Question

Express the complex number $sin\frac{\pi }{5}+i(1-cos\frac{\pi }{5})$ in polar form.

Answer 1

Let $z=sin\frac{\pi }{5}+i(1-cos\frac{\pi }{5})$.

Let its polar form be $z=r(cos\theta +isin\theta )$.

Now, $r^2=|z{|}^2=si{n}^2\frac{\pi }{5}+{(1-cos\frac{\pi }{5})}^2=(si{n}^2\frac{\pi }{5}+co{s}^2\frac{\pi }{5})+1-2cos\frac{\pi }{5}$

$\Rightarrow r^2=2(1-cos\frac{\pi }{5})=4si{n}^2\frac{\pi }{10}\Rightarrow r=2sin\frac{\pi }{10}$.

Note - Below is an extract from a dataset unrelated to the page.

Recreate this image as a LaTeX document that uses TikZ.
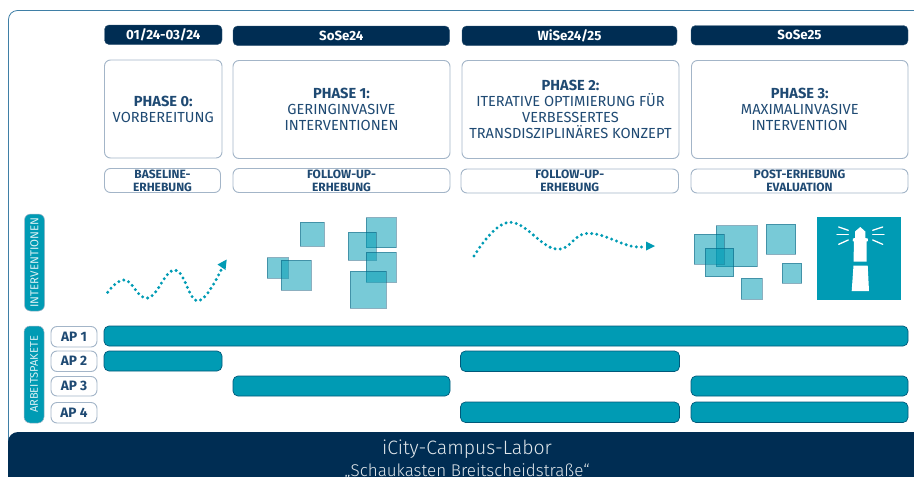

Let $\alpha$ be the acute angle, given by

$tan\alpha =\left|\frac{Im\left(z\right)}{Re\left(z\right)}\right|=\left|\frac{1-cos\frac{\pi }{5}}{sin\frac{\pi }{5}}\right|=\frac{2si{n}^2\frac{\pi }{10}}{2.sin\frac{\pi }{10}.cos\frac{\pi }{10}}=\tan \frac{\pi }{10}\Rightarrow \alpha =\frac{\pi }{10}$.

Clearly, the point representing z lies in the first quadrant as x>0 and y>0.

$\therefore arg\left(z\right)=\theta =\alpha =\frac{\pi }{10}$.
Thus, $r=2sin\frac{\pi }{10}$ and $\theta =\frac{\pi }{10}$.

Hence, the required polar form is $2sin\frac{\pi }{10}(cos\frac{\pi }{10}+isin\frac{\pi }{10})$.